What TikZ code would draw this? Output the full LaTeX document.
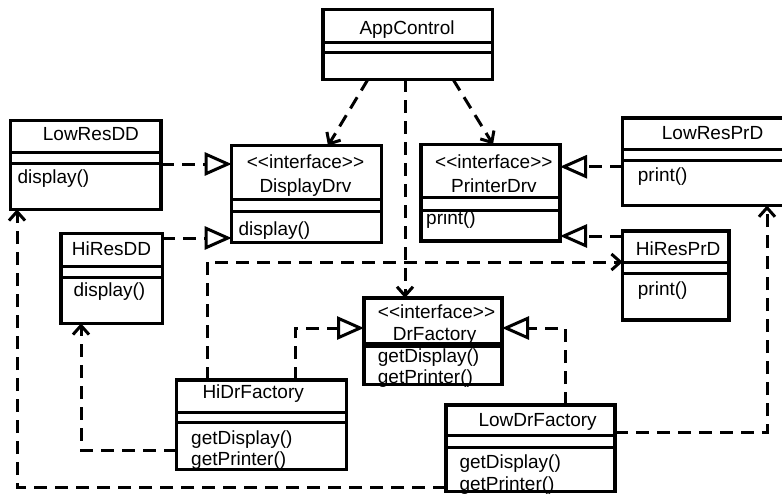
\documentclass[tikz,border=0pt]{standalone}
\usepackage{fontspec}
\setmainfont{Liberation Sans}
\usetikzlibrary{arrows.meta}

% class box: name, left, top, right, bottom (y grows downwards)
\newcommand{\umlclass}[5]{%
  \node[classbox, minimum width={#4-#2}, minimum height={#5-#3}, anchor=north west] (#1) at (#2,#3) {};}
% compartment separator across a class box at height #2
\newcommand{\umlsep}[2]{%
  \draw[sepline] (#1.west |- 0,#2) -- (#1.east |- 0,#2);}
% stereotype, with the angle brackets kept apart (no guillemet ligature)
\newcommand{\stereoif}{<\kern0pt<interface>\kern0pt>}

\tikzset{
  classbox/.style={draw, line width=3.2pt, inner sep=0pt, outer sep=0pt},
  sepline/.style={line width=3pt},
  lbl/.style={font=\fontsize{19}{22}\selectfont, inner sep=0pt, anchor=base west},
  dep/.style={line width=3pt, dash pattern=on 13pt off 8pt,
    -{Straight Barb[length=9pt,width=16pt]}},
  real/.style={line width=3pt, dash pattern=on 13pt off 8pt,
    -{Triangle[open, length=27pt, width=23pt]}},
}

\begin{document}
\begin{tikzpicture}[x=1pt, y=-1pt]
\useasboundingbox (0,0) rectangle (782,493);
\clip (0,0) rectangle (782,493);

% ---- texts ----
\node[lbl] (tApp) at (359.3,34.3) {AppControl};

\node[lbl] (tLowDD) at (42.7,140) {LowResDD};
\node[lbl] (mLowDD) at (17.3,183.3) {display()};

\node[lbl] (sDisp) at (246.7,168.3) {\stereoif};
\node[lbl] (tDisp) at (259.3,192.3) {DisplayDrv};
\node[lbl] (mDisp) at (238.3,235) {display()};

\node[lbl] (sPrn) at (435,168.3) {\stereoif};
\node[lbl] (tPrn) at (451,192.3) {PrinterDrv};
\node[lbl] (mPrn) at (426,224) {print()};

\node[lbl] (tLowPr) at (661.7,139.3) {LowResPrD};
\node[lbl] (mLowPr) at (637.7,181.7) {print()};

\node[lbl] (tHiPr) at (635.7,255) {HiResPrD};
\node[lbl] (mHiPr) at (637.7,295) {print()};

\node[lbl] (tHiDD) at (71.7,255) {HiResDD};
\node[lbl] (mHiDD) at (73.3,296.7) {display()};

\node[lbl] (sFac) at (377.7,318.3) {\stereoif};
\node[lbl] (tFac) at (392.7,340.7) {DrFactory};
\node[lbl] (mFacA) at (377.7,362.3) {getDisplay()};
\node[lbl] (mFacB) at (377.7,383.3) {getPrinter()};

\node[lbl] (tHiFac) at (202.3,398.3) {HiDrFactory};
\node[lbl] (mHiFacA) at (191,444.3) {getDisplay()};
\node[lbl] (mHiFacB) at (191,465) {getPrinter()};

\node[lbl] (tLowFac) at (478.3,426.7) {LowDrFactory};
\node[lbl] (mLowFacA) at (459.3,468) {getDisplay()};
\node[lbl] (mLowFacB) at (459.3,490) {getPrinter()};

% ---- class boxes ----
\umlclass{app}{323}{9.3}{492.7}{79.3}
\umlsep{app}{42}\umlsep{app}{52}

\umlclass{lowdd}{10.7}{120.7}{161}{209.3}
\umlsep{lowdd}{152.7}\umlsep{lowdd}{163.3}

\umlclass{disp}{231.7}{145.7}{381.7}{242.5}
\umlsep{disp}{199}\umlsep{disp}{211}

\umlclass{prn}{421}{144.3}{560}{241}
\umlsep{prn}{197.3}\umlsep{prn}{210}

\umlclass{lowprd}{622.7}{118}{792}{205.5}
\umlsep{lowprd}{149}\umlsep{lowprd}{160}

\umlclass{hiprd}{622.7}{231}{729}{320}
\umlsep{hiprd}{262.7}\umlsep{hiprd}{273.3}

\umlclass{hidd}{61}{233.3}{162.3}{323.3}
\umlsep{hidd}{266}\umlsep{hidd}{277.3}

\umlclass{fac}{364}{298}{502}{384.5}
\umlsep{fac}{343}\umlsep{fac}{346.5}

\umlclass{hifac}{176.7}{380}{346.7}{469.3}
\umlsep{hifac}{412.7}\umlsep{hifac}{422.7}

\umlclass{lowfac}{446}{405}{615}{491.5}
\umlsep{lowfac}{435.7}\umlsep{lowfac}{447.3}

% ---- dependencies ----
\draw[dep] (368,0 |- app.south) -- (328,0 |- disp.north);
\draw[dep] (453,0 |- app.south) -- (493,0 |- prn.north);
\draw[dep] (405,0 |- app.south) -- (405,0 |- fac.north);
\draw[dep] (207,0 |- hifac.north) |- (hiprd.west |- 0,262);
\draw[dep] (hifac.west |- 0,450) -| (81,0 |- hidd.south);
\draw[dep] (lowfac.east |- 0,432) -| (767,0 |- lowprd.south);
\draw[dep] (lowfac.west |- 0,487) -| (17,0 |- lowdd.south);

% ---- realizations ----
\draw[real] (lowdd.east |- 0,164) -- (disp.west |- 0,164);
\draw[real] (hidd.east |- 0,238) -- (disp.west |- 0,238);
\draw[real] (lowprd.west |- 0,166.7) -- (prn.east |- 0,166.7);
\draw[real] (hiprd.west |- 0,236) -- (prn.east |- 0,236);
\draw[real] (295,0 |- hifac.north) |- (fac.west |- 0,328);
\draw[real] (565,0 |- lowfac.north) |- (fac.east |- 0,328);
\end{tikzpicture}
\end{document}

## [Task]
Each line of the material must be retyped exactly, except that images are omitted.

## [Complete output]
What TikZ code would draw this? Output the full LaTeX document.
\documentclass[tikz,border=0pt]{standalone}
\usepackage{fontspec}
\setmainfont{Liberation Sans}
\usetikzlibrary{arrows.meta}

% class box: name, left, top, right, bottom (y grows downwards)
\newcommand{\umlclass}[5]{%
  \node[classbox, minimum width={#4-#2}, minimum height={#5-#3}, anchor=north west] (#1) at (#2,#3) {};}
% compartment separator across a class box at height #2
\newcommand{\umlsep}[2]{%
  \draw[sepline] (#1.west |- 0,#2) -- (#1.east |- 0,#2);}
% stereotype, with the angle brackets kept apart (no guillemet ligature)
\newcommand{\stereoif}{<\kern0pt<interface>\kern0pt>}

\tikzset{
  classbox/.style={draw, line width=3.2pt, inner sep=0pt, outer sep=0pt},
  sepline/.style={line width=3pt},
  lbl/.style={font=\fontsize{19}{22}\selectfont, inner sep=0pt, anchor=base west},
  dep/.style={line width=3pt, dash pattern=on 13pt off 8pt,
    -{Straight Barb[length=9pt,width=16pt]}},
  real/.style={line width=3pt, dash pattern=on 13pt off 8pt,
    -{Triangle[open, length=27pt, width=23pt]}},
}

\begin{document}
\begin{tikzpicture}[x=1pt, y=-1pt]
\useasboundingbox (0,0) rectangle (782,493);
\clip (0,0) rectangle (782,493);

% ---- texts ----
\node[lbl] (tApp) at (359.3,34.3) {AppControl};

\node[lbl] (tLowDD) at (42.7,140) {LowResDD};
\node[lbl] (mLowDD) at (17.3,183.3) {display()};

\node[lbl] (sDisp) at (246.7,168.3) {\stereoif};
\node[lbl] (tDisp) at (259.3,192.3) {DisplayDrv};
\node[lbl] (mDisp) at (238.3,235) {display()};

\node[lbl] (sPrn) at (435,168.3) {\stereoif};
\node[lbl] (tPrn) at (451,192.3) {PrinterDrv};
\node[lbl] (mPrn) at (426,224) {print()};

\node[lbl] (tLowPr) at (661.7,139.3) {LowResPrD};
\node[lbl] (mLowPr) at (637.7,181.7) {print()};

\node[lbl] (tHiPr) at (635.7,255) {HiResPrD};
\node[lbl] (mHiPr) at (637.7,295) {print()};

\node[lbl] (tHiDD) at (71.7,255) {HiResDD};
\node[lbl] (mHiDD) at (73.3,296.7) {display()};

\node[lbl] (sFac) at (377.7,318.3) {\stereoif};
\node[lbl] (tFac) at (392.7,340.7) {DrFactory};
\node[lbl] (mFacA) at (377.7,362.3) {getDisplay()};
\node[lbl] (mFacB) at (377.7,383.3) {getPrinter()};

\node[lbl] (tHiFac) at (202.3,398.3) {HiDrFactory};
\node[lbl] (mHiFacA) at (191,444.3) {getDisplay()};
\node[lbl] (mHiFacB) at (191,465) {getPrinter()};

\node[lbl] (tLowFac) at (478.3,426.7) {LowDrFactory};
\node[lbl] (mLowFacA) at (459.3,468) {getDisplay()};
\node[lbl] (mLowFacB) at (459.3,490) {getPrinter()};

% ---- class boxes ----
\umlclass{app}{323}{9.3}{492.7}{79.3}
\umlsep{app}{42}\umlsep{app}{52}

\umlclass{lowdd}{10.7}{120.7}{161}{209.3}
\umlsep{lowdd}{152.7}\umlsep{lowdd}{163.3}

\umlclass{disp}{231.7}{145.7}{381.7}{242.5}
\umlsep{disp}{199}\umlsep{disp}{211}

\umlclass{prn}{421}{144.3}{560}{241}
\umlsep{prn}{197.3}\umlsep{prn}{210}

\umlclass{lowprd}{622.7}{118}{792}{205.5}
\umlsep{lowprd}{149}\umlsep{lowprd}{160}

\umlclass{hiprd}{622.7}{231}{729}{320}
\umlsep{hiprd}{262.7}\umlsep{hiprd}{273.3}

\umlclass{hidd}{61}{233.3}{162.3}{323.3}
\umlsep{hidd}{266}\umlsep{hidd}{277.3}

\umlclass{fac}{364}{298}{502}{384.5}
\umlsep{fac}{343}\umlsep{fac}{346.5}

\umlclass{hifac}{176.7}{380}{346.7}{469.3}
\umlsep{hifac}{412.7}\umlsep{hifac}{422.7}

\umlclass{lowfac}{446}{405}{615}{491.5}
\umlsep{lowfac}{435.7}\umlsep{lowfac}{447.3}

% ---- dependencies ----
\draw[dep] (368,0 |- app.south) -- (328,0 |- disp.north);
\draw[dep] (453,0 |- app.south) -- (493,0 |- prn.north);
\draw[dep] (405,0 |- app.south) -- (405,0 |- fac.north);
\draw[dep] (207,0 |- hifac.north) |- (hiprd.west |- 0,262);
\draw[dep] (hifac.west |- 0,450) -| (81,0 |- hidd.south);
\draw[dep] (lowfac.east |- 0,432) -| (767,0 |- lowprd.south);
\draw[dep] (lowfac.west |- 0,487) -| (17,0 |- lowdd.south);

% ---- realizations ----
\draw[real] (lowdd.east |- 0,164) -- (disp.west |- 0,164);
\draw[real] (hidd.east |- 0,238) -- (disp.west |- 0,238);
\draw[real] (lowprd.west |- 0,166.7) -- (prn.east |- 0,166.7);
\draw[real] (hiprd.west |- 0,236) -- (prn.east |- 0,236);
\draw[real] (295,0 |- hifac.north) |- (fac.west |- 0,328);
\draw[real] (565,0 |- lowfac.north) |- (fac.east |- 0,328);
\end{tikzpicture}
\end{document}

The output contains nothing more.